Maybe, I thought, I will be an architect.  Sometimes, I still wonder if that would have been a much better choice.  However, at the beginning of my Sophomore year, I transferred from a tiny private school to a public school.  That public school was eight times larger and had a huge career and technical education program.  When I first started school, the guidance counselor was helping me with my schedule, and he asked me what I liked to do.  Fine art had always been my go to, but I already had an art elective from the year before, so the counselor suggested that I try out their Graphic Design course.  I was hooked in an instant.

I took time to play around with Photoshop after my classwork was done.

At the same time, the free 3d application, Blender, had entered into a new age, which brought the interface into the 21st century.  It exploded, along with the training available for it, and I caught that wave on my spare time.  It just so happened that the same teacher that taught graphic design, taught Broadcasting and Video Production.  He let me download Blender to make visual effects for some of my projects in that class.  I ended up taking six career and technical education electives, all related to digital media, and including an Internship class with a student run t-shirt printing company.  With the encouragement and opportunities afforded me by that program, I eventually decided that I would really enjoy doing this for a living.

Me, dissolving myself with particles.

When it came to college searching, I was still not sure which major I wanted.  It was pretty much, animation something, Film and Video, or Graphic Design.  The animation something was my favorite, and the one that felt the most fun.  But, it was also the rarest and most risky one.  Drexel was an instant standout, because the title was Animation and Visual Effects.  Others, the titles were confusing, and hard to tell whether it was actually the thing I wanted to do.  So, thanks to the clarity in the description of the program, the, unfortunately discontinued, VIP application, and a very generous financial aid package, I chose Drexel from the morass of universities offering media degrees.  The jury is still out on whether that was the right choice…

The Past Four Years

Sometimes I wonder where I would be if I had decided to get an associate’s degree from community college and used the vast amounts of money I have spent on a Digital Tutor’s subscription and a nice computer. After going through English 101 and 102, I actually became a worse writer.  However, most animation courses were certainly worth it, as well as all fine arts classes.  Working with professor’s who have set a deadline and expect a product makes procrastination hard to justify.  Finishing projects is difficult when there are so many other things to do, so a grade is a pretty good motivator to work through it.  In the fine arts, I have a much greater skill level than I had before, and getting guidance from several professors here has really helped me develop as an artist.  For animation classes, there is no way that I would have been pushed into understanding computer graphics (as little as I do) without great professors such as John Berton, Dave Mauriello, and Jeremy Fernsler.  As much as I hate the computer science department at this school, without the classes I took in computer science, I would be as clueless as the day I came in.

A little bit nicer than the Sketch-Up stuff. From my co-op.

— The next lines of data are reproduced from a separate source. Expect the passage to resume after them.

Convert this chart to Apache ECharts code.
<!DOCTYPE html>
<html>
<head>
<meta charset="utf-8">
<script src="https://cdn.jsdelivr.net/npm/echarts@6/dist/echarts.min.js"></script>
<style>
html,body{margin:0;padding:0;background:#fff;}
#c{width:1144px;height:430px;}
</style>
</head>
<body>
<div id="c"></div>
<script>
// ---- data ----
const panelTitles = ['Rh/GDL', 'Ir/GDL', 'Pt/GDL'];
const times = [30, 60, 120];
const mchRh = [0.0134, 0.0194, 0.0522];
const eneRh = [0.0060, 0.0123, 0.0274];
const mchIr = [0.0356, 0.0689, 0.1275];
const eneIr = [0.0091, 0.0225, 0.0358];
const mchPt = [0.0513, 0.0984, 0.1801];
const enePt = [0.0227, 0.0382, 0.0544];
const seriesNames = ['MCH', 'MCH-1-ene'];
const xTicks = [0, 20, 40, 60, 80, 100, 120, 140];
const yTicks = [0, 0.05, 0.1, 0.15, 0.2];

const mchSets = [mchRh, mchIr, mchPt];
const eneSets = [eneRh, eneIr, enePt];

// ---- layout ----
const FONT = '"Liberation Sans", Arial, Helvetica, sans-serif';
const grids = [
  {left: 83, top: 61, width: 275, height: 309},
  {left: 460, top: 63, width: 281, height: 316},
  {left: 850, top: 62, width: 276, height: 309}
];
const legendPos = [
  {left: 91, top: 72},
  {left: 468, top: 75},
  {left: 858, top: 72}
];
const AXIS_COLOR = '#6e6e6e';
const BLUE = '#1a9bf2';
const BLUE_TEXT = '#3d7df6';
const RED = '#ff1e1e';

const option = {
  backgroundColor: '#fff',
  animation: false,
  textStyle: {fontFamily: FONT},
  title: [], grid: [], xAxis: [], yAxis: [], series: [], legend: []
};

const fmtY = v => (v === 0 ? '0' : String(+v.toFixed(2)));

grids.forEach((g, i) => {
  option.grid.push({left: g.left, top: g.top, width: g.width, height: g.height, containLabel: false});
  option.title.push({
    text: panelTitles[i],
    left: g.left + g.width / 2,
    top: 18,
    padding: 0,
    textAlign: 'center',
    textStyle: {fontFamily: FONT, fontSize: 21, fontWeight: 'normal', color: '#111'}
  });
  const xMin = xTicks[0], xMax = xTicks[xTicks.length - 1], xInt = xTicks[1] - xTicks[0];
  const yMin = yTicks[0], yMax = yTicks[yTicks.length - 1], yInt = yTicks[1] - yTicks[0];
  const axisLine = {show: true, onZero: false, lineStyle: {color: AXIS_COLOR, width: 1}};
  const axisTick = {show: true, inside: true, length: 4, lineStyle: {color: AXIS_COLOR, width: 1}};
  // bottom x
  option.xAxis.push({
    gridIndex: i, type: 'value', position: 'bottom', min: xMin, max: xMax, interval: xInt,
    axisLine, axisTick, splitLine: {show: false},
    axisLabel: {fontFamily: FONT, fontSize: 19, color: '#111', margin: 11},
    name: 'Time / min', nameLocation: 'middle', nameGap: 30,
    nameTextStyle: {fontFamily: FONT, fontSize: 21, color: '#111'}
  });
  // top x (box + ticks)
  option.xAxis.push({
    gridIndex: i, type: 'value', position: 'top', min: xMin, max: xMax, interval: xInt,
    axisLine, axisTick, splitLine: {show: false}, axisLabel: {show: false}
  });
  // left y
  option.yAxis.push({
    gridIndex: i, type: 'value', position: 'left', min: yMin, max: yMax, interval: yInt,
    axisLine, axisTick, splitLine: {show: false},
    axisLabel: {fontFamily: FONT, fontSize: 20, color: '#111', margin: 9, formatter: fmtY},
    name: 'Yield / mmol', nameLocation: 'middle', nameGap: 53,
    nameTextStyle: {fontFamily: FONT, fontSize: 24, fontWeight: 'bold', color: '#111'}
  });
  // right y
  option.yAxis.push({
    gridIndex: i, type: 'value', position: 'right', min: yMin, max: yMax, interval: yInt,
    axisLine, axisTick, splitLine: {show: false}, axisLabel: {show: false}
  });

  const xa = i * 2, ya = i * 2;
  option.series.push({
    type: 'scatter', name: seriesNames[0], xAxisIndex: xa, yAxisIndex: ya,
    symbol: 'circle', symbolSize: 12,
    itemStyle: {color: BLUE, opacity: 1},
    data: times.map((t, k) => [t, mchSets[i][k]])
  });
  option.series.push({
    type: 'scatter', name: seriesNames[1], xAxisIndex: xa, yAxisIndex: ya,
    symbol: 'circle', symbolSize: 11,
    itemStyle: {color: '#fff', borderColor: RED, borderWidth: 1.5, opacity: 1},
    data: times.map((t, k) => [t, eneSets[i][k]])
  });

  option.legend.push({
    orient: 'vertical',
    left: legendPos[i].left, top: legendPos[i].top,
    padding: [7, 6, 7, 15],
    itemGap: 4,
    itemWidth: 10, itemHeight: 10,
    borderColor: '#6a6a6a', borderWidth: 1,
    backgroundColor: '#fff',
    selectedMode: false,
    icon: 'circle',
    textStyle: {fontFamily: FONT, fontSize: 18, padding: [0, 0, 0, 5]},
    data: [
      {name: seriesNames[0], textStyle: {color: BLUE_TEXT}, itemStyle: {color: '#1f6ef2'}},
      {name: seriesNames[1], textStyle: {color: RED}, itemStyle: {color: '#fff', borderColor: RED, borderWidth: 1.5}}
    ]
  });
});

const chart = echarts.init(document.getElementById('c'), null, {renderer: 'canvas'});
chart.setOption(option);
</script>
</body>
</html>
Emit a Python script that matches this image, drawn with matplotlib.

My co-op at Brooklyn Digital Foundry was a great experience, though Drexel (and by that, I mean the SCDC) was very little help in finding it.  The person whom I should thank the most would probably be Josh Hollander, who co-op’d at the same place I did the year before, and convinced the company that Drexel students were worth hiring.  Honestly, in terms of professional development (professional practices, public speaking, etc…), there was little that Drexel taught me that I didn’t already know from various high school programs and the Boy Scouts.  Co-op was definitely the opposite of this.  It changed the way I do so many things.  My computer graphics skills improved many times over, my people skills improved even more.  I also made the realization that working isn’t a privilege, granted to you by some all-powerful boss, but a service that you are providing to other human beings in exchange for payment.  And, it was fun!  Even making pictures of pretty standard apartment buildings, was a load of fun.

Looking Ahead

Everything after June is a mystery to me.  I have no job lined up, and I have had no time to really devote to the search.  I know about just as much as I did four years ago.  Finishing senior project is my greatest priority right now.  Hopefully, I will have plenty of reel material that can come out of that.  For the next couple of years, I will have to simply go where the job market takes me.    My co-op in Architectural Visualization was really fun, and I still love modeling buildings.  The market for that is not huge in Philadelphia right now, and it just seems like I will have to leave some time in the near future.  Still, I like the area, though the weather in California and Texas agrees with me much more.  Virtual Reality seams to be a pretty big deal right now, but I will be just as happy making virtual reality content as I would be making anything else.  The medium is not the message that I care about, Mr. McLuhan.  Getting rich on some crazy new technology is not my goal.  Creating really cool things is.  If they intersect, then more power to me, I guess.  My far future goal (sometime in the 2070s most likely) is to retire to a nice place like Sedona, Arizona and spend the rest of my days painting landscapes in the southwest.  Hopefully our Mad Scientist will be able to stabilize the climate with his freeze ray before global warming ruins everything.